In the lines below, output everything from the first line through the line containing "-12, -8.5, -7.6, -8.8, -12, -18, -28, -45]" exactly as it is. Pictures are not part of the output.

- GIVEN MATERIAL:
#####

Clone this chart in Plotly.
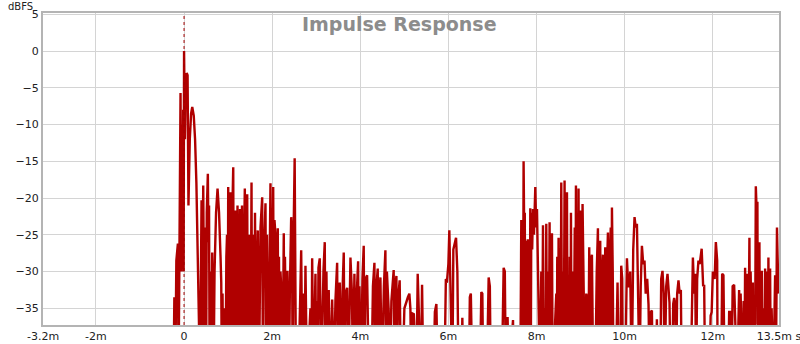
import plotly.graph_objects as go

# ---- data (time in ms, level in dBFS); -45 means below the visible floor ----
direct_t = [-0.24, -0.22, -0.20, -0.175, -0.16, -0.14, -0.125, -0.095, -0.08, -0.065,
            -0.05, -0.035, -0.02, -0.01, 0.0, 0.02, 0.04, 0.06, 0.08, 0.10,
            0.13, 0.16, 0.186, 0.22, 0.25, 0.28, 0.31, 0.33]
direct_db = [-45, -33.5, -45, -28.5, -27, -26.2, -45, -6.2, -5.7, -30,
             -10, -25, -8, -30, 0.0, -12, -4, -3.0, -3.3, -21,
             -12, -8.5, -7.6, -8.8, -12, -18, -28, -45]

early_t = [0.363, 0.397, 0.410, 0.420, 0.435, 0.450, 0.465, 0.488, 0.500, 0.515,
           0.540, 0.555, 0.567, 0.580, 0.600, 0.620, 0.639, 0.655, 0.669, 0.692,
           0.726, 0.760, 0.794, 0.828, 0.844, 0.858, 0.873, 0.890, 0.918, 0.941,
           0.960, 0.975, 0.990, 1.002, 1.017, 1.032, 1.054, 1.066, 1.077, 1.095,
           1.116, 1.130, 1.145, 1.168, 1.190, 1.213, 1.230, 1.247, 1.270, 1.293,
           1.315, 1.330, 1.349, 1.379, 1.393, 1.406, 1.433, 1.450, 1.463, 1.485,
           1.508, 1.531, 1.545, 1.560, 1.583, 1.595, 1.610, 1.633, 1.655, 1.673,
           1.701, 1.735, 1.773, 1.790, 1.803, 1.825, 1.848, 1.865, 1.882, 1.916,
           1.940, 1.961, 1.978, 1.995, 2.023, 2.038, 2.052, 2.075, 2.090, 2.109,
           2.127, 2.140, 2.154, 2.170, 2.188, 2.211, 2.234, 2.263, 2.277, 2.290,
           2.324, 2.347, 2.381, 2.400, 2.431, 2.449, 2.465, 2.483, 2.510, 2.540,
           2.596]
early_db = [-45, -20.3, -45, -32, -18.3, -26, -45, -24, -45, -22,
            -16.7, -26, -21, -45, -30, -45, -27.4, -34, -45, -30,
            -22, -18.7, -22, -28, -31.5, -45, -33, -45, -35, -45,
            -28, -25, -45, -18.5, -45, -26, -19.2, -45, -30, -22,
            -15.8, -45, -32, -21.7, -45, -21, -45, -33, -21.5, -45,
            -21, -45, -31, -18.7, -45, -30, -19.5, -45, -35, -25,
            -45, -17.9, -45, -25, -28, -45, -22, -45, -30, -24.4,
            -45, -24, -19.9, -45, -30, -26, -20.7, -45, -25, -45,
            -26, -18, -45, -29, -18.5, -45, -23, -25, -31, -45,
            -24.1, -45, -28, -45, -30, -33, -45, -24.8, -45, -28,
            -45, -29.9, -45, -33, -22.6, -25, -45, -26, -14.6, -45,
            -45]

mid_t = [2.658, 2.687, 2.710, 2.730, 2.755, 2.789, 2.868, 2.890, 2.907, 2.937,
         2.982, 3.000, 3.016, 3.035, 3.050, 3.079, 3.118, 3.163, 3.193, 3.210,
         3.231, 3.255, 3.283, 3.311, 3.361, 3.401, 3.435, 3.474, 3.490, 3.503,
         3.533, 3.560, 3.594, 3.624, 3.645, 3.662, 3.701, 3.730, 3.776, 3.810,
         3.832, 3.866, 3.890, 3.912, 3.950, 3.965, 3.980, 4.014, 4.048, 4.077,
         4.095, 4.116, 4.154, 4.195, 4.252, 4.286, 4.320, 4.337, 4.354, 4.395,
         4.410, 4.422, 4.456, 4.490, 4.535, 4.569, 4.585, 4.603, 4.644, 4.671,
         4.705, 4.757, 4.775, 4.796, 4.819, 4.835, 4.853, 4.893, 4.921, 4.955,
         5.000, 5.045, 5.079, 5.113, 5.136, 5.159, 5.181, 5.215, 5.238, 5.272,
         5.302, 5.329, 5.374, 5.401, 5.431, 5.658, 5.692, 5.726, 5.760, 5.907,
         5.941, 5.964, 5.998, 6.020, 6.054, 6.066, 6.088, 6.111, 6.134, 6.172,
         6.202, 6.231, 6.293, 6.315, 6.338, 6.463, 6.485, 6.508, 6.542, 6.712,
         6.746, 6.769, 6.791, 6.871, 6.912, 6.939, 6.961, 7.211, 7.252, 7.279,
         7.302, 7.342, 7.370, 7.465, 7.483]
mid_db = [-27.1, -45, -33, -45, -29.2, -45, -35, -45, -28.2, -45,
          -30.3, -45, -34, -45, -29.5, -28.2, -45, -30, -26, -45,
          -30, -45, -32.5, -45, -33.8, -45, -34, -28.8, -45, -33,
          -31.5, -45, -33, -27.4, -45, -33, -32.2, -45, -28.1, -33,
          -45, -30.3, -45, -34, -28.6, -45, -32, -45, -31, -26.5,
          -45, -31, -30.5, -45, -45, -32, -28.8, -45, -33, -29.6,
          -45, -34, -30.8, -45, -32, -27.1, -45, -30, -35.3, -45,
          -34, -29.8, -45, -32, -30.6, -45, -34, -31.2, -45, -45,
          -35, -34, -33.5, -33, -35, -45, -35.7, -35.8, -45, -45,
          -30.3, -45, -45, -31.8, -45, -45, -35.5, -34.4, -45, -45,
          -31, -31.5, -29, -24.4, -31, -34, -45, -27, -26.5, -25.4,
          -30, -45, -45, -36.3, -45, -45, -33.5, -33, -45, -45,
          -32.8, -33, -45, -45, -30.8, -32, -45, -45, -29.5, -30,
          -45, -36.2, -45, -36.6, -45]

late_t = [7.630, 7.653, 7.665, 7.676, 7.690, 7.705, 7.718, 7.732, 7.745, 7.778,
          7.790, 7.800, 7.812, 7.823, 7.846, 7.857, 7.868, 7.880, 7.900, 7.918,
          7.940, 7.971, 7.990, 8.009, 8.027, 8.050, 8.073, 8.107, 8.125, 8.145,
          8.160, 8.175, 8.200, 8.220, 8.237, 8.254, 8.275, 8.295, 8.310, 8.322,
          8.349, 8.365, 8.424, 8.447, 8.458, 8.469, 8.485, 8.499, 8.512, 8.526,
          8.545, 8.560, 8.578, 8.594, 8.615, 8.635, 8.648, 8.662, 8.675, 8.689,
          8.705, 8.726, 8.740, 8.753, 8.768, 8.780, 8.795, 8.810, 8.839, 8.866,
          8.880, 8.893, 8.908, 8.923, 8.938, 8.952, 8.966, 8.980, 9.002, 9.014,
          9.025, 9.043, 9.070, 9.093, 9.127, 9.143, 9.172, 9.195, 9.210, 9.229,
          9.256, 9.286, 9.331, 9.365, 9.392, 9.408, 9.422, 9.444, 9.460, 9.478,
          9.506, 9.520, 9.535, 9.558, 9.575, 9.592, 9.619, 9.635, 9.649, 9.683,
          9.697, 9.710, 9.728, 9.746, 9.796, 9.837, 9.864, 9.898, 9.921, 9.943,
          9.959, 10.011, 10.050, 10.079, 10.102, 10.125, 10.159, 10.193, 10.223, 10.249,
          10.277, 10.306, 10.336, 10.363, 10.390, 10.420, 10.449, 10.476, 10.510, 10.540,
          10.567, 10.594, 10.617, 10.635, 10.703, 10.730, 10.748, 10.805, 10.828, 10.857,
          10.884, 10.907, 10.941, 10.971, 10.993, 11.016, 11.043, 11.077, 11.100, 11.122,
          11.145, 11.168, 11.190, 11.220, 11.247, 11.274, 11.293, 11.497, 11.547, 11.576,
          11.599, 11.621, 11.644, 11.673, 11.701, 11.746, 11.780, 11.803, 11.825, 11.916,
          11.950, 11.973, 12.000, 12.041, 12.068, 12.098, 12.109, 12.188, 12.211, 12.240,
          12.268, 12.347, 12.370, 12.404, 12.426, 12.449, 12.483, 12.551, 12.596, 12.612,
          12.630, 12.653, 12.675, 12.698, 12.715, 12.732, 12.750, 12.766, 12.785, 12.800,
          12.812, 12.830, 12.845, 12.857, 12.880, 12.895, 12.907, 12.922, 12.937, 12.955,
          12.975, 12.995, 13.011, 13.022, 13.034, 13.045, 13.057, 13.070, 13.084, 13.098,
          13.111, 13.125, 13.141, 13.165, 13.186, 13.198, 13.209, 13.220, 13.231, 13.245,
          13.261, 13.275, 13.288, 13.299, 13.315, 13.333, 13.374, 13.413, 13.430, 13.455,
          13.469, 13.492]
late_db = [-45, -23, -45, -28, -45, -15, -24, -22, -45, -25.8,
           -34, -25.6, -45, -26.5, -45, -21.4, -45, -22, -27, -21.5,
           -25, -18.5, -24, -21.5, -26.2, -30, -45, -30, -45, -23.7,
           -45, -35, -45, -23.5, -45, -30, -45, -23.3, -45, -26,
           -24.8, -45, -36, -33, -45, -28, -45, -25.4, -45, -27,
           -45, -17.9, -45, -30, -45, -17.6, -45, -20, -45, -19.2,
           -45, -34, -45, -28, -45, -22, -45, -30, -45, -24,
           -45, -18.3, -45, -22, -45, -18.7, -45, -25, -21.7, -45,
           -30, -20.8, -33, -45, -33, -33.5, -45, -26.7, -45, -29,
           -27.7, -45, -45, -30, -24.1, -45, -28, -25.8, -45, -32,
           -27.7, -45, -33, -26.7, -45, -31, -24.7, -45, -31, -24,
           -45, -21.3, -30, -45, -45, -31.5, -45, -45, -29.2, -31,
           -45, -45, -28.2, -32, -32, -30, -45, -27, -22.6, -24,
           -23.5, -30, -45, -32, -26.5, -29, -28.5, -33, -31, -34.5,
           -45, -35.5, -35.3, -45, -45, -36.5, -45, -45, -31, -29.9,
           -33, -45, -32, -30.3, -33, -34.2, -45, -45, -34.4, -33.6,
           -34.4, -45, -33, -31.2, -33, -32.5, -45, -45, -28.1, -33,
           -30.3, -45, -31, -28.5, -29, -26.9, -32, -31.8, -45, -45,
           -36, -35.5, -30, -31, -26, -28.5, -45, -45, -30.3, -30.5,
           -45, -45, -35.5, -35.5, -45, -32, -31.8, -45, -32.5, -45,
           -33, -36.5, -45, -34, -45, -29.5, -45, -32, -30.3, -45,
           -35, -25.4, -45, -30, -34, -45, -31.5, -45, -35, -45,
           -18.4, -22, -20.5, -45, -27, -45, -26, -45, -33, -45,
           -29.9, -45, -35, -45, -29.6, -45, -33, -45, -30, -45,
           -28.1, -45, -31, -29.6, -45, -35, -45, -30.5, -45, -24,
           -28, -33]

x_tick_vals = [-3.2, -2, 0, 2, 4, 6, 8, 10, 12, 13.5]
x_tick_text = ["-3.2m", "-2m", "0", "2m", "4m", "6m", "8m", "10m", "12m", "13.5m s"]
y_tick_vals = [5, 0, -5, -10, -15, -20, -25, -30, -35]
x_range = [-3.2, 13.5]
y_range = [-37.27, 5.17]

for a, b in [(direct_t, direct_db), (early_t, early_db), (mid_t, mid_db), (late_t, late_db)]:
    assert len(a) == len(b), (len(a), len(b))

t_all = direct_t + early_t + mid_t + late_t
db_all = direct_db + early_db + mid_db + late_db

RED = "#b00000"
GRID = "#d4d4d4"
FRAME = "#b4b4b4"
FONT = "DejaVu Sans"

fig = go.Figure()
fig.add_trace(go.Scatter(x=t_all, y=db_all, mode="lines",
                         line=dict(color=RED, width=2.4), hoverinfo="skip"))

fig.add_shape(type="line", xref="x", yref="paper", x0=0, x1=0, y0=0, y1=1,
              line=dict(color="#a00000", width=1, dash="dot"), layer="above")

fig.add_annotation(text="<b>Impulse Response</b>", xref="paper", yref="paper",
                   x=0.485, y=0.965, xanchor="center", yanchor="middle", showarrow=False,
                   font=dict(family=FONT, size=19, color="#8c8c8c"))
fig.add_annotation(text="dBFS", xref="paper", yref="paper",
                   x=-0.0303, y=1.0218, xanchor="center", yanchor="middle", showarrow=False,
                   borderpad=0, font=dict(family=FONT, size=10, color="#222222"))

axis_common = dict(showgrid=True, gridcolor=GRID, gridwidth=1, showline=True, mirror=True,
                   linecolor=FRAME, linewidth=2, zeroline=False, ticks="",
                   automargin=False, ticklabeloverflow="allow",
                   tickfont=dict(family=FONT, size=11, color="#222222"))
fig.update_xaxes(range=[x_range[0] - 0.001, x_range[1] + 0.001], tickvals=x_tick_vals,
                 ticktext=x_tick_text, **axis_common)
fig.update_yaxes(range=y_range, tickvals=y_tick_vals, **axis_common)

fig.update_layout(width=800, height=344, margin=dict(l=43, r=21, t=13, b=19),
                  plot_bgcolor="white", paper_bgcolor="white", showlegend=False)

fig.write_html("out.html")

#####

- EXERCISE RESULT:
Clone this chart in Plotly.
import plotly.graph_objects as go

# ---- data (time in ms, level in dBFS); -45 means below the visible floor ----
direct_t = [-0.24, -0.22, -0.20, -0.175, -0.16, -0.14, -0.125, -0.095, -0.08, -0.065,
            -0.05, -0.035, -0.02, -0.01, 0.0, 0.02, 0.04, 0.06, 0.08, 0.10,
            0.13, 0.16, 0.186, 0.22, 0.25, 0.28, 0.31, 0.33]
direct_db = [-45, -33.5, -45, -28.5, -27, -26.2, -45, -6.2, -5.7, -30,
             -10, -25, -8, -30, 0.0, -12, -4, -3.0, -3.3, -21,
             -12, -8.5, -7.6, -8.8, -12, -18, -28, -45]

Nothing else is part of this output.